Chaqa, as much as it's convenient for you and your team to cloud things, let's make sure the situation is known. Two things have happened:
1) In a tournament announced explicitly as anonymous in order to prevent metagaming, the tournament director's team led the way in attacking one of its opponents because of their team membership rather than the position on the board. This is not something that we merely suspect, because there is public press in a FP game in which one of the other players directly admits it.
2) When our team accepted that this was now considered legitimate in the tournament and decided we would do the same at our next opportunity, we were told that it was now against the rules and would lead to sanctions if we attacked the TD's team in the final.
Of course as an experienced player I understand that given the opportunity, players will gang up on a perceived stronger player/team. The tournament rules explicitly stated that this was to be avoided if possible via anonymity, though, and we attempted to respect that, like most teams did. So it was certainly...unpleasant to see that it was the tournament director leading the way in breaking this implicit agreement. But we can accept that it was only an implicit agreement and difficult to enforce.

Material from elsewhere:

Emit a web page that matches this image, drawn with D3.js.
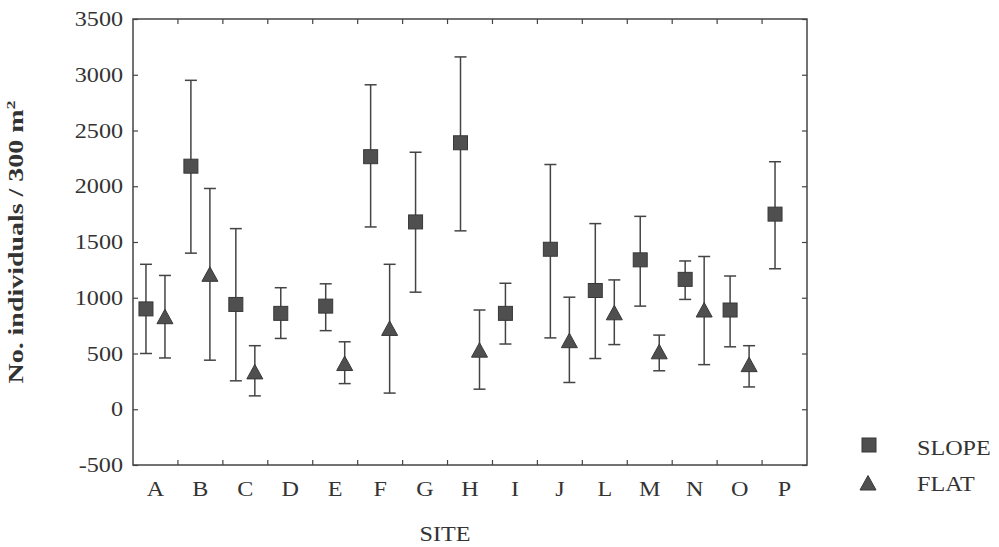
<!DOCTYPE html>
<html>
<head>
<meta charset="utf-8">
<script src="https://cdn.jsdelivr.net/npm/d3@7"></script>
<style>
  body { margin: 0; background: #fff; }
  svg { display: block; }
  text { font-family: "Liberation Serif", "DejaVu Serif", serif; fill: #333; }
</style>
</head>
<body>
<svg id="chart" width="999" height="547"></svg>
<script>
// ---- data ----
const sites = ["A","B","C","D","E","F","G","H","I","J","L","M","N","O","P"];
const slopeMean = [900, 2180, 940, 860, 925, 2265, 1680, 2390, 860, 1435, 1065, 1340, 1165, 890, 1750];
const slopeHigh = [1300, 2950, 1620, 1090, 1125, 2910, 2305, 3160, 1130, 2195, 1665, 1730, 1330, 1195, 2220];
const slopeLow  = [500, 1400, 255, 635, 705, 1635, 1050, 1600, 585, 640, 455, 925, 985, 560, 1260];
const flatMean  = [830, 1210, 335, null, 410, 725, null, 530, null, 615, 865, 515, 890, 400, null];
const flatHigh  = [1200, 1980, 570, null, 605, 1300, null, 890, null, 1005, 1160, 665, 1370, 570, null];
const flatLow   = [460, 440, 120, null, 230, 145, null, 180, null, 240, 580, 345, 400, 200, null];
const yTicks = [-500, 0, 500, 1000, 1500, 2000, 2500, 3000, 3500];
const seriesNames = ["SLOPE", "FLAT"];
const yTitle = "No. individuals / 300 m";
const xTitle = "SITE";

(function () {
// ---- layout ----
const svg = d3.select("#chart");
const pL = 133, pR = 807, pT = 19, pB = 465;
const x = d3.scaleBand().domain(sites).range([pL, pR]).padding(0);
const y = d3.scaleLinear().domain([-500, 3500]).range([pB, pT]);
const off = 9.5, cap = 6, sx = 1.15;
const lineCol = "#444", markFill = "#4f4f4f", markStroke = "#383838";

// frame
svg.append("rect").attr("x", pL).attr("y", pT)
  .attr("width", pR - pL).attr("height", pB - pT)
  .attr("fill", "none").attr("stroke", "#444").attr("stroke-width", 1.5);

// left axis (inward ticks)
const ya = svg.append("g").attr("transform", `translate(${pL},0)`)
  .call(d3.axisLeft(y).tickValues(yTicks).tickSize(-5).tickPadding(10).tickFormat(d => String(d)));
ya.select(".domain").remove();
ya.selectAll("line").attr("stroke", "#444").attr("stroke-width", 1.2);
ya.selectAll("text").attr("font-size", 21).attr("fill", "#333")
  .style("font-family", "'Liberation Serif', serif")
  .attr("x", -10 / sx).attr("transform", `scale(${sx},1)`);

// right axis ticks (inward)
const yr = svg.append("g").attr("transform", `translate(${pR},0)`)
  .call(d3.axisRight(y).tickValues(yTicks).tickSize(-5).tickFormat(""));
yr.select(".domain").remove();
yr.selectAll("line").attr("stroke", "#444").attr("stroke-width", 1.2);

// bottom axis labels
const xa = svg.append("g").attr("transform", `translate(0,${pB})`)
  .call(d3.axisBottom(x).tickSize(0).tickPadding(16));
xa.select(".domain").remove();
xa.selectAll("text").attr("font-size", 21).attr("fill", "#333")
  .style("font-family", "'Liberation Serif', serif")
  .attr("transform", `scale(${sx},1)`);

// boundary ticks, bottom & top (inward)
const bounds = sites.slice(1).map(s => x(s));
svg.append("g").selectAll("line").data(bounds).join("line")
  .attr("x1", d => d).attr("x2", d => d).attr("y1", pB).attr("y2", pB - 5)
  .attr("stroke", "#444").attr("stroke-width", 1.2);
svg.append("g").selectAll("line").data(bounds).join("line")
  .attr("x1", d => d).attr("x2", d => d).attr("y1", pT).attr("y2", pT + 5)
  .attr("stroke", "#444").attr("stroke-width", 1.2);

// data rows
const slope = sites.map((s, i) => ({s, m: slopeMean[i], hi: slopeHigh[i], lo: slopeLow[i]}));
const flat = sites.map((s, i) => ({s, m: flatMean[i], hi: flatHigh[i], lo: flatLow[i]})).filter(d => d.m != null);

function errorBars(data, dx) {
  const g = svg.append("g").attr("stroke", lineCol).attr("stroke-width", 1.5);
  const cx = d => x(d.s) + x.bandwidth() / 2 + dx;
  g.selectAll("line.v").data(data).join("line").attr("class", "v")
    .attr("x1", cx).attr("x2", cx).attr("y1", d => y(d.hi)).attr("y2", d => y(d.lo));
  g.selectAll("line.h").data(data).join("line").attr("class", "h")
    .attr("x1", d => cx(d) - cap).attr("x2", d => cx(d) + cap).attr("y1", d => y(d.hi)).attr("y2", d => y(d.hi));
  g.selectAll("line.l").data(data).join("line").attr("class", "l")
    .attr("x1", d => cx(d) - cap).attr("x2", d => cx(d) + cap).attr("y1", d => y(d.lo)).attr("y2", d => y(d.lo));
  return cx;
}
const sq = 14;
const triPath = "M0,-7.5L8,7L-8,7Z";

const cxS = errorBars(slope, -off);
svg.append("g").selectAll("rect").data(slope).join("rect")
  .attr("x", d => cxS(d) - sq / 2).attr("y", d => y(d.m) - sq / 2)
  .attr("width", sq).attr("height", sq)
  .attr("fill", markFill).attr("stroke", markStroke).attr("stroke-width", 1);

const cxF = errorBars(flat, off);
svg.append("g").selectAll("path").data(flat).join("path")
  .attr("d", triPath)
  .attr("transform", d => `translate(${cxF(d)},${y(d.m)})`)
  .attr("fill", markFill).attr("stroke", markStroke).attr("stroke-width", 1);

// axis titles
const yt = svg.append("text")
  .attr("transform", "translate(23,242) rotate(-90)")
  .attr("text-anchor", "middle").attr("font-size", 20).attr("font-weight", "bold")
  .attr("textLength", 283).attr("lengthAdjust", "spacingAndGlyphs");
yt.append("tspan").text(yTitle);
yt.append("tspan").attr("font-size", 13).attr("dy", -8).text("2");

svg.append("text").attr("transform", `translate(445,541) scale(${sx},1)`)
  .attr("text-anchor", "middle").attr("font-size", 21).text(xTitle);

// legend
const lg = svg.append("g");
lg.append("rect").attr("x", 862).attr("y", 438).attr("width", sq).attr("height", sq)
  .attr("fill", markFill).attr("stroke", markStroke);
lg.append("path").attr("d", triPath).attr("transform", "translate(868,483)")
  .attr("fill", markFill).attr("stroke", markStroke);
lg.append("text").attr("transform", `translate(917,455) scale(${sx},1)`).attr("font-size", 21).text(seriesNames[0]);
lg.append("text").attr("transform", `translate(917,491) scale(${sx},1)`).attr("font-size", 21).text(seriesNames[1]);
})();
</script>
</body>
</html>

What's absolutely ridiculous, then, is being told that rules now change if we decide to retaliate. Yes, there's a long tradition of attacking perceived strength in Diplomacy, but it's always also fair game for strong players to retaliate selectively in order to discourage this. The idea that it's okay for the TD's team to break the implicit agreement because it benefits them but it's not okay for somebody else to do it in a way that hurts the TD's team is patently ridiculous and turns this tournament into a farce.
You asked for a solution? I think there are two reasonable solutions, either of which could work:
1) Enforce the anonymity that was promised. Disqualify, at a minimum, the teams that explicitly used team information as part of convincing others to ally with them. One player even admitted in public press that their choices were knowingly poor for their own power. I do not know whether this includes the TD's team, because it has yet to be revealed which player was publicly misbehaving in Group A's FP1.
2) Accept that this can't really be an anonymous tournament and allow our team to retaliate in the final, as turnabout is fair play. Allow us to play under the same rules that the TD's team has been allowed to play under and that other teams in our groups have been allowed to play under, because that's a minimum requirement for fairness. This might mean that we make choices that are knowingly bad for our own powers in some of these games, but it's already been established that this is okay in the 2016 World Cup, so we deserve the right to make that decision for ourselves.
Either of those would be an acceptable solution. Any "solution" in which the TD is allowed to benefit from breaking anonymity and then conveniently change the rules so his team can't be harmed by it is unacceptable and should be seen as unacceptable by the entire community.